— Start of Source excerpt —
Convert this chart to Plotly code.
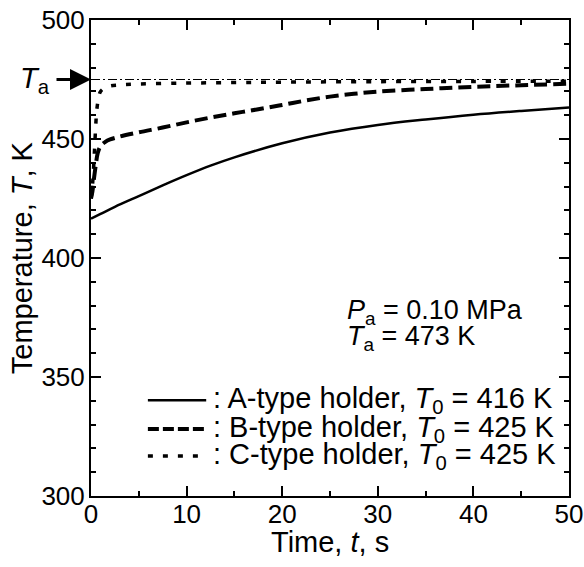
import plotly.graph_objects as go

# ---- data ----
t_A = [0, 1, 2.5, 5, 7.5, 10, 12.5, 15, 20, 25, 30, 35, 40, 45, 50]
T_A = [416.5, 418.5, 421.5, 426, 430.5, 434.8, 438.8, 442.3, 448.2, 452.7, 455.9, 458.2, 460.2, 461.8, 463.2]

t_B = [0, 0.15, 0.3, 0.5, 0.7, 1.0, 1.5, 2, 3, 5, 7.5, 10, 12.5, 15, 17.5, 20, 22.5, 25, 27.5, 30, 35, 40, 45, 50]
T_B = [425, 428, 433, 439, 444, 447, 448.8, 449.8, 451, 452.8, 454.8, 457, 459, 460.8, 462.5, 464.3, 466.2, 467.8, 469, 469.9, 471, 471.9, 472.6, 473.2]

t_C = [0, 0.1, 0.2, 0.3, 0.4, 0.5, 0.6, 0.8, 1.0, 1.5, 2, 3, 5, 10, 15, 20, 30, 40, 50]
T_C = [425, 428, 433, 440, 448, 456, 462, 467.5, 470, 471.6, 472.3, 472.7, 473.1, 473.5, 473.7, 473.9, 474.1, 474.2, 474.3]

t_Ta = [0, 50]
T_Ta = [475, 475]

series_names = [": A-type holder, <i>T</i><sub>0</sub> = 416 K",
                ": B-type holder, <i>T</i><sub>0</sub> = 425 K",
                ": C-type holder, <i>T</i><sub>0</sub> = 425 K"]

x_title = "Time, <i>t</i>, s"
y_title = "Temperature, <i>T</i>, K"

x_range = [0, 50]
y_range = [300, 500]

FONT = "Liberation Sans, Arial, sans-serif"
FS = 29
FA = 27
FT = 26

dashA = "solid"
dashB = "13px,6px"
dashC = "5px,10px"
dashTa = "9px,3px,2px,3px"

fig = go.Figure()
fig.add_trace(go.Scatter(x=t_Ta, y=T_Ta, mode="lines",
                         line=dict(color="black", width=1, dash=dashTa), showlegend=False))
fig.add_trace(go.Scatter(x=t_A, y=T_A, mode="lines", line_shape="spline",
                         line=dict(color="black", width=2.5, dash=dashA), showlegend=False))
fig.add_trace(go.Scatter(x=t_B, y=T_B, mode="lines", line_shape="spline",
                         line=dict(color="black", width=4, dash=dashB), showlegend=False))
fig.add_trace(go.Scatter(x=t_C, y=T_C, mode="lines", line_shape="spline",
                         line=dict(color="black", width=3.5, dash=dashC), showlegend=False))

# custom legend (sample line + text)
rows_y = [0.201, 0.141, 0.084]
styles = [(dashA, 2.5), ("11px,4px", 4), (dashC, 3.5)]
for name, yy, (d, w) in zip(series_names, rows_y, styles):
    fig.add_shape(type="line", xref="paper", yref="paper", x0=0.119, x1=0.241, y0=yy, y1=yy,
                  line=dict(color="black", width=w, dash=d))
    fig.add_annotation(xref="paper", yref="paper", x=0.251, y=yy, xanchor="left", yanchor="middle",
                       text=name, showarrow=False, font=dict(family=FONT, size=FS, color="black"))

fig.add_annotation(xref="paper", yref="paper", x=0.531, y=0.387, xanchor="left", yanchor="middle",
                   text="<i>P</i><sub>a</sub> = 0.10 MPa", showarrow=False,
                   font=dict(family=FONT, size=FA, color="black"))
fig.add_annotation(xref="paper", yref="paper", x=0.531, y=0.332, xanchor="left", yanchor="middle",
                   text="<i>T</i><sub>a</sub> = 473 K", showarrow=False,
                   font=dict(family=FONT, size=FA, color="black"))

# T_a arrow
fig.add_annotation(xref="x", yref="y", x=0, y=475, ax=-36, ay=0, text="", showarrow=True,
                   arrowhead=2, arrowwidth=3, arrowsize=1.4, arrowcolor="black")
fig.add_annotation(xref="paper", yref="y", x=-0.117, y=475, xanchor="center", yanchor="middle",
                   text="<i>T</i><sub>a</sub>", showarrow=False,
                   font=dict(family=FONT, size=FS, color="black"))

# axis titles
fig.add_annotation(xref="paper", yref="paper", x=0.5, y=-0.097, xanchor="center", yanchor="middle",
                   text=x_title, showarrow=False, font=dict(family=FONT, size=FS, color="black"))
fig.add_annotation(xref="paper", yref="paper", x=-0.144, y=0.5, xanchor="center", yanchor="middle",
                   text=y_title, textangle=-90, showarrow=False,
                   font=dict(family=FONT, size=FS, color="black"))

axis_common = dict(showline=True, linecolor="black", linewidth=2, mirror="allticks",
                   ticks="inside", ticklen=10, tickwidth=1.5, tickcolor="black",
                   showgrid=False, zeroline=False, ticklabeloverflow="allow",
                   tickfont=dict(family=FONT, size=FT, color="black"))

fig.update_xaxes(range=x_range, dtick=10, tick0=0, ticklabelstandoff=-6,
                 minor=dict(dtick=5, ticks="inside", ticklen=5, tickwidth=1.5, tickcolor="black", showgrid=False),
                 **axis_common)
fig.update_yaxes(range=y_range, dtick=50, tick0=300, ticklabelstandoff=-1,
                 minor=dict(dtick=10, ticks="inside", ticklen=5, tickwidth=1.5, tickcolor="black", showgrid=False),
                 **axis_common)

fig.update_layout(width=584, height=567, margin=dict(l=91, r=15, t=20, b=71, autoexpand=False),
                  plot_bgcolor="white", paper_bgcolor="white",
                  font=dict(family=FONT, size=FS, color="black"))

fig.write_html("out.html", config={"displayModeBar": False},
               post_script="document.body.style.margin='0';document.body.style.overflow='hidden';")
— End of Source excerpt —
**Task objective**. Return only the lines running from the top of the data to the line that holds "width=3.5, dash=dashC), showlegend=False))". Include both of those lines, but skip the pictures.

**Response**.
Convert this chart to Plotly code.
import plotly.graph_objects as go

# ---- data ----
t_A = [0, 1, 2.5, 5, 7.5, 10, 12.5, 15, 20, 25, 30, 35, 40, 45, 50]
T_A = [416.5, 418.5, 421.5, 426, 430.5, 434.8, 438.8, 442.3, 448.2, 452.7, 455.9, 458.2, 460.2, 461.8, 463.2]

t_B = [0, 0.15, 0.3, 0.5, 0.7, 1.0, 1.5, 2, 3, 5, 7.5, 10, 12.5, 15, 17.5, 20, 22.5, 25, 27.5, 30, 35, 40, 45, 50]
T_B = [425, 428, 433, 439, 444, 447, 448.8, 449.8, 451, 452.8, 454.8, 457, 459, 460.8, 462.5, 464.3, 466.2, 467.8, 469, 469.9, 471, 471.9, 472.6, 473.2]

t_C = [0, 0.1, 0.2, 0.3, 0.4, 0.5, 0.6, 0.8, 1.0, 1.5, 2, 3, 5, 10, 15, 20, 30, 40, 50]
T_C = [425, 428, 433, 440, 448, 456, 462, 467.5, 470, 471.6, 472.3, 472.7, 473.1, 473.5, 473.7, 473.9, 474.1, 474.2, 474.3]

t_Ta = [0, 50]
T_Ta = [475, 475]

series_names = [": A-type holder, <i>T</i><sub>0</sub> = 416 K",
                ": B-type holder, <i>T</i><sub>0</sub> = 425 K",
                ": C-type holder, <i>T</i><sub>0</sub> = 425 K"]

x_title = "Time, <i>t</i>, s"
y_title = "Temperature, <i>T</i>, K"

x_range = [0, 50]
y_range = [300, 500]

FONT = "Liberation Sans, Arial, sans-serif"
FS = 29
FA = 27
FT = 26

dashA = "solid"
dashB = "13px,6px"
dashC = "5px,10px"
dashTa = "9px,3px,2px,3px"

fig = go.Figure()
fig.add_trace(go.Scatter(x=t_Ta, y=T_Ta, mode="lines",
                         line=dict(color="black", width=1, dash=dashTa), showlegend=False))
fig.add_trace(go.Scatter(x=t_A, y=T_A, mode="lines", line_shape="spline",
                         line=dict(color="black", width=2.5, dash=dashA), showlegend=False))
fig.add_trace(go.Scatter(x=t_B, y=T_B, mode="lines", line_shape="spline",
                         line=dict(color="black", width=4, dash=dashB), showlegend=False))
fig.add_trace(go.Scatter(x=t_C, y=T_C, mode="lines", line_shape="spline",
                         line=dict(color="black", width=3.5, dash=dashC), showlegend=False))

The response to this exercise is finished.